The syntax for the rename command is…
rename perlexpr [ files ]
…and basically runs the regular expression ‘perlexpr’ on the filename of all files matching [files]. The expression I used here is…
rename -v 's/(d*)\..*/img$1.jpg/' *.jpg
The regular expression is the messy looking bit inside the inverted commas, and it’s matching all the .jpg’s in the folder. Again taking the regex from the top…
- The “s” means substitute. The syntax is s/old/new/ — substitute the old with the new
- The (d*) captures the intial number in the filename
- The \. matches a litteral dot
- The .* matches anything else after it
- We then discard all the other crap apart from the captured number, and use it in the substituted filename.
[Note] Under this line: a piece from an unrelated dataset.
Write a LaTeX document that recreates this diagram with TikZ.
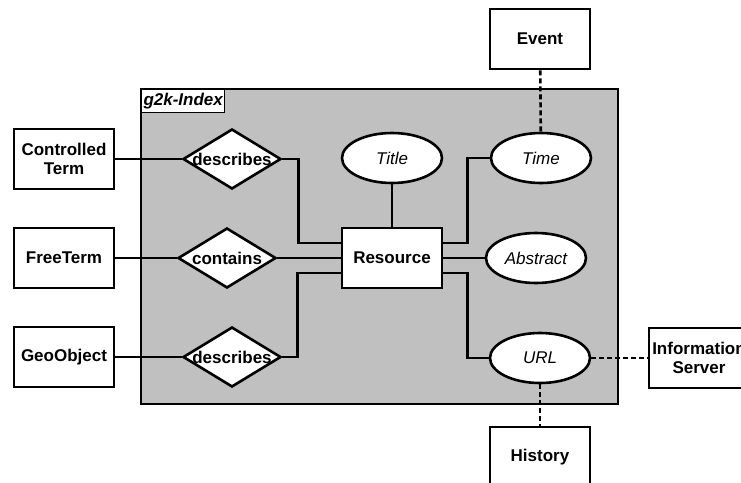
\documentclass[tikz,border=0pt]{standalone}
\usepackage{fontspec}
\setmainfont{Liberation Sans}
\usetikzlibrary{shapes.geometric,positioning}

\begin{document}
\begin{tikzpicture}[
    x=1pt, y=-1pt,
    entity/.style={draw, line width=2.6pt, fill=white, minimum width=100pt, minimum height=60pt, inner sep=0pt, align=center, font=\fontsize{17}{19}\selectfont\bfseries},
    attr/.style={draw, ellipse, line width=2.6pt, fill=white, minimum width=100pt, minimum height=50pt, inner sep=0pt, font=\fontsize{17}{19}\selectfont\itshape},
    rel/.style={draw, diamond, line width=2.6pt, fill=white, shape aspect=1.63, minimum width=98pt, minimum height=60pt, inner sep=-4pt, font=\fontsize{17}{19}\selectfont\bfseries},
    conn/.style={line width=2.6pt},
    link/.style={line width=2.6pt, dash pattern=on 5pt off 3pt}
]
\useasboundingbox (0,0) rectangle (741,482);

% index area
\draw[line width=2.6pt, fill={rgb,255:red,192;green,192;blue,192}] (141,89) rectangle (618,404);
\node[draw, line width=1pt, fill=white, anchor=north west, minimum width=81pt, minimum height=23pt, inner sep=2pt, font=\fontsize{17}{19}\selectfont\bfseries\itshape] (idx) at (141,89) {g2k-Index};

\node[entity] (cterm) at (64,159) {Controlled\\Term};
\node[entity] (fterm) at (64,258) {FreeTerm};
\node[entity] (geo) at (64,357) {GeoObject};
\node[entity] (res) at (392,258) {Resource};
\node[entity] (event) at (540,39) {Event};
\node[entity] (hist) at (540,457) {History};
\node[entity] (infsrv) at (699,358) {Information\\Server};

\node[rel] (desc1) at (232,159) {describes};
\node[rel] (cont) at (227,258) {contains};
\node[rel] (desc2) at (232,357) {describes};

\node[attr] (title) at (392,158) {Title};
\node[attr] (time) at (541,158) {Time};
\node[attr] (abstr) at (536,258) {Abstract};
\node[attr] (url) at (540,358) {URL};

\draw[conn] (cterm) -- (desc1);
\draw[conn] (fterm) -- (cont);
\draw[conn] (geo) -- (desc2);
\draw[conn] (desc1.east) -- ++(16,0) |- ([yshift=15pt]res.west);
\draw[conn] (cont) -- (res);
\draw[conn] (desc2.east) -- ++(15,0) |- ([yshift=-15pt]res.west);
\draw[conn] (title) -- (res);
\draw[conn] ([yshift=15pt]res.east) -- ++(24,0) |- (time.west);
\draw[conn] (res) -- (abstr);
\draw[conn] ([yshift=-15pt]res.east) -- ++(24,0) |- (url.west);

\draw[link] (event) -- (time);
\draw[link] (url) -- (infsrv);
\draw[link] (url) -- (hist);
\end{tikzpicture}
\end{document}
(Hint: more info : http://tips.webdesign10.com/how-to-bulk-rename-files-in-linux-in-the-terminal)
Conclusion
Well it’s taken me a hell of a lot longer to write this post than it did to rename all those files, I wouldn’t like to guess how long it would have taken by hand but I’m sure it was much easier this way.
Try bit of regex yourself, you just might like it!